>> Start Information supplied

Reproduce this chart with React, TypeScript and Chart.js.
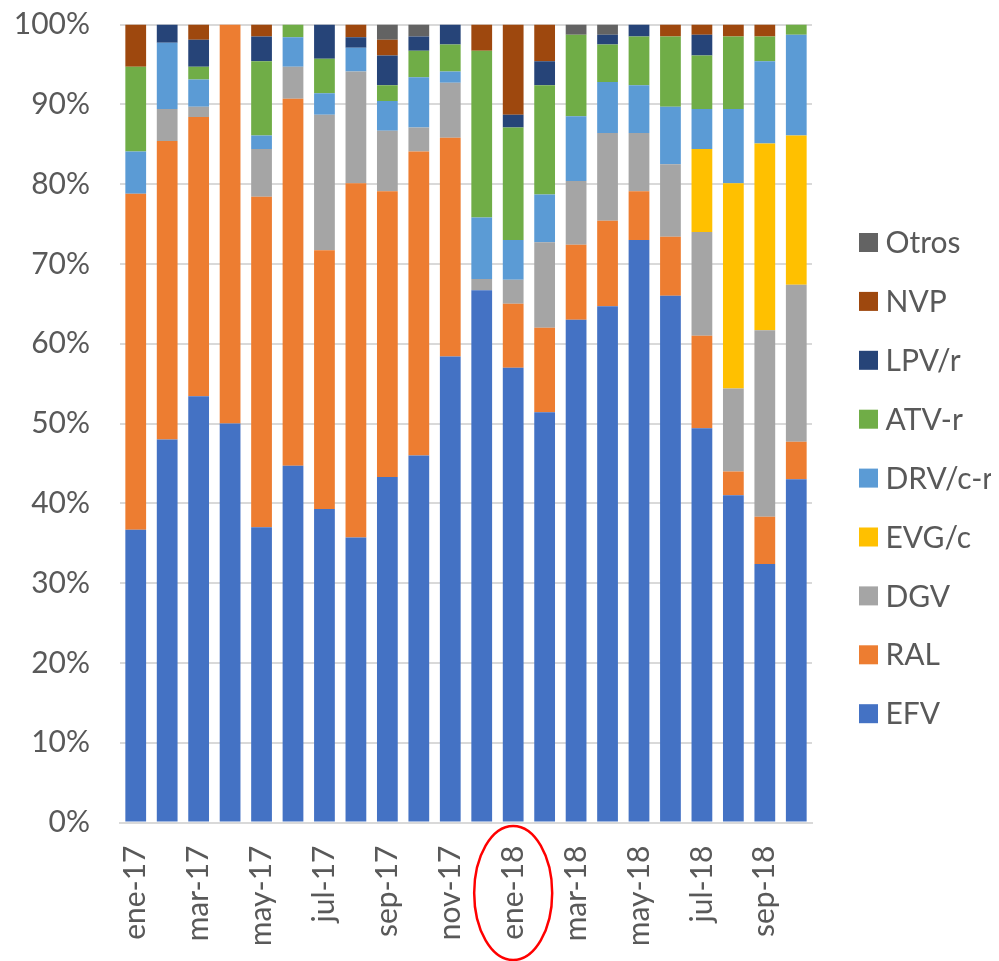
import React, { useEffect, useRef } from 'react';
import { Chart, registerables } from 'chart.js';

Chart.register(...registerables);

const months = ['ene-17', 'feb-17', 'mar-17', 'abr-17', 'may-17', 'jun-17', 'jul-17', 'ago-17', 'sep-17', 'oct-17', 'nov-17', 'dic-17', 'ene-18', 'feb-18', 'mar-18', 'abr-18', 'may-18', 'jun-18', 'jul-18', 'ago-18', 'sep-18', 'oct-18'];

const EFV = [36.7, 48.0, 53.4, 50.0, 37.0, 44.7, 39.3, 35.7, 43.3, 46.0, 58.4, 66.7, 57.0, 51.4, 63.0, 64.7, 73.0, 66.0, 49.4, 41.0, 32.4, 43.0];
const RAL = [42.1, 37.4, 35.0, 50.0, 41.4, 46.0, 32.4, 44.4, 35.8, 38.1, 27.4, 0, 8.0, 10.6, 9.4, 10.7, 6.1, 7.4, 11.6, 3.0, 5.9, 4.7];
const DGV = [0, 4.0, 1.3, 0, 6.0, 4.0, 17.0, 14.0, 7.6, 3.0, 6.9, 1.4, 3.0, 10.7, 8.0, 11.0, 7.3, 9.1, 13.0, 10.4, 23.4, 19.7];
const EVGc = [0, 0, 0, 0, 0, 0, 0, 0, 0, 0, 0, 0, 0, 0, 0, 0, 0, 0, 10.4, 25.7, 23.4, 18.7];
const DRVcr = [5.3, 8.3, 3.4, 0, 1.7, 3.7, 2.7, 3.0, 3.7, 6.3, 1.4, 7.7, 5.0, 6.0, 8.1, 6.4, 6.0, 7.2, 5.0, 9.3, 10.3, 12.6];
const ATVr = [10.6, 0, 1.6, 0, 9.3, 1.6, 4.3, 0, 2.0, 3.3, 3.4, 20.9, 14.1, 13.7, 10.2, 4.7, 6.1, 8.8, 6.7, 9.1, 3.1, 1.3];
const LPVr = [0, 2.3, 3.4, 0, 3.1, 0, 4.3, 1.3, 3.7, 1.8, 2.5, 0, 1.6, 3.0, 0, 1.2, 1.5, 0, 2.6, 0, 0, 0];
const NVP = [5.3, 0, 1.9, 0, 1.5, 0, 0, 1.6, 2.0, 0, 0, 3.3, 11.3, 4.6, 0, 0, 0, 1.5, 1.3, 1.5, 1.5, 0];
const Otros = [0, 0, 0, 0, 0, 0, 0, 0, 1.9, 1.5, 0, 0, 0, 0, 1.3, 1.3, 0, 0, 0, 0, 0, 0];

const seriesNames = ['EFV', 'RAL', 'DGV', 'EVG/c', 'DRV/c-r', 'ATV-r', 'LPV/r', 'NVP', 'Otros'];
const seriesValues = [EFV, RAL, DGV, EVGc, DRVcr, ATVr, LPVr, NVP, Otros];
const seriesColors = ['#4472C4', '#ED7D31', '#A5A5A5', '#FFC000', '#5B9BD5', '#70AD47', '#264478', '#9E480E', '#636363'];

const yTicks = [0, 10, 20, 30, 40, 50, 60, 70, 80, 90, 100];
const highlightLabel = 'ene-18';

const TEXT = '#595959';
const GRID = '#D9D9D9';
const FONT = 'Lato';

const highlightPlugin = {
  id: 'highlightEllipse',
  afterDraw(chart: any) {
    const idx = months.indexOf(highlightLabel);
    if (idx < 0) return;
    const ctx = chart.ctx;
    const x = chart.scales.x.getPixelForValue(idx);
    const y = chart.chartArea.bottom + 70.5;
    ctx.save();
    ctx.beginPath();
    ctx.ellipse(x, y, 39, 67, 0, 0, Math.PI * 2);
    ctx.strokeStyle = '#FF0000';
    ctx.lineWidth = 2.5;
    ctx.stroke();
    ctx.restore();
  },
};

// Legend drawn from the chart's datasets (top = last stacked series)
const sideLegendPlugin = {
  id: 'sideLegend',
  afterDraw(chart: any) {
    const ctx = chart.ctx;
    const ds = chart.data.datasets.slice().reverse();
    const boxX = chart.chartArea.right + 47;
    const textX = boxX + 26.5;
    const firstY = 234.5;
    const step = 58.9;
    ctx.save();
    ctx.font = `30px ${FONT}`;
    ctx.textBaseline = 'middle';
    ctx.textAlign = 'left';
    ds.forEach((d: any, i: number) => {
      const cy = firstY + i * step;
      ctx.fillStyle = d.backgroundColor;
      ctx.fillRect(boxX, cy - 9.5, 19, 19);
      ctx.fillStyle = TEXT;
      ctx.fillText(d.label, textX, cy + 1);
    });
    ctx.restore();
  },
};

export default function App() {
  const ref = useRef<HTMLCanvasElement | null>(null);

  useEffect(() => {
    document.documentElement.style.overflow = 'hidden';
    document.body.style.overflow = 'hidden';
    if (!ref.current) return;
    const chart = new Chart(ref.current, {
      type: 'bar',
      data: {
        labels: months,
        datasets: seriesNames.map((name, i) => ({
          label: name,
          data: seriesValues[i],
          backgroundColor: seriesColors[i],
          borderWidth: 0,
          categoryPercentage: 1,
          barPercentage: 0.66,
        })),
      },
      options: {
        animation: false,
        responsive: false,
        devicePixelRatio: 1,
        layout: { padding: { top: 5, right: 187, left: 0, bottom: 17 } },
        plugins: {
          title: { display: false },
          tooltip: { enabled: false },
          legend: { display: false },
        },
        scales: {
          x: {
            stacked: true,
            grid: { display: false, drawTicks: false },
            border: { display: true, color: GRID, width: 2 },
            ticks: {
              autoSkip: false,
              maxRotation: 90,
              minRotation: 90,
              padding: 23,
              color: TEXT,
              font: { family: FONT, size: 30 },
              callback: (_v: any, i: number) => (i % 2 === 0 ? months[i] : ''),
            },
            afterFit: (axis: any) => {
              axis.height = 121.5;
            },
          },
          y: {
            stacked: true,
            min: 0,
            max: 100,
            afterBuildTicks: (axis: any) => {
              axis.ticks = yTicks.map((v) => ({ value: v }));
            },
            grid: { color: GRID, lineWidth: 2, drawTicks: true, tickLength: 30, tickColor: 'rgba(0,0,0,0)' },
            border: { display: false },
            ticks: {
              padding: 0,
              color: TEXT,
              font: { family: FONT, size: 30, lineHeight: 1.1 },
              callback: (v: any) => v + '%',
            },
            afterFit: (axis: any) => {
              axis.width = 112;
            },
          },
        },
      },
      plugins: [highlightPlugin, sideLegendPlugin],
    } as any);
    return () => chart.destroy();
  }, []);

  return (
    <div style={{ width: 991, height: 953 }}>
      <canvas ref={ref} width={991} height={953} style={{ display: 'block', width: 991, height: 953 }} />
    </div>
  );
}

>> End Information supplied

● **What is needed**
Identify the lines above with the word "React". Copy them.

● **Problem solution**
Reproduce this chart with React, TypeScript and Chart.js.
import React, { useEffect, useRef } from 'react';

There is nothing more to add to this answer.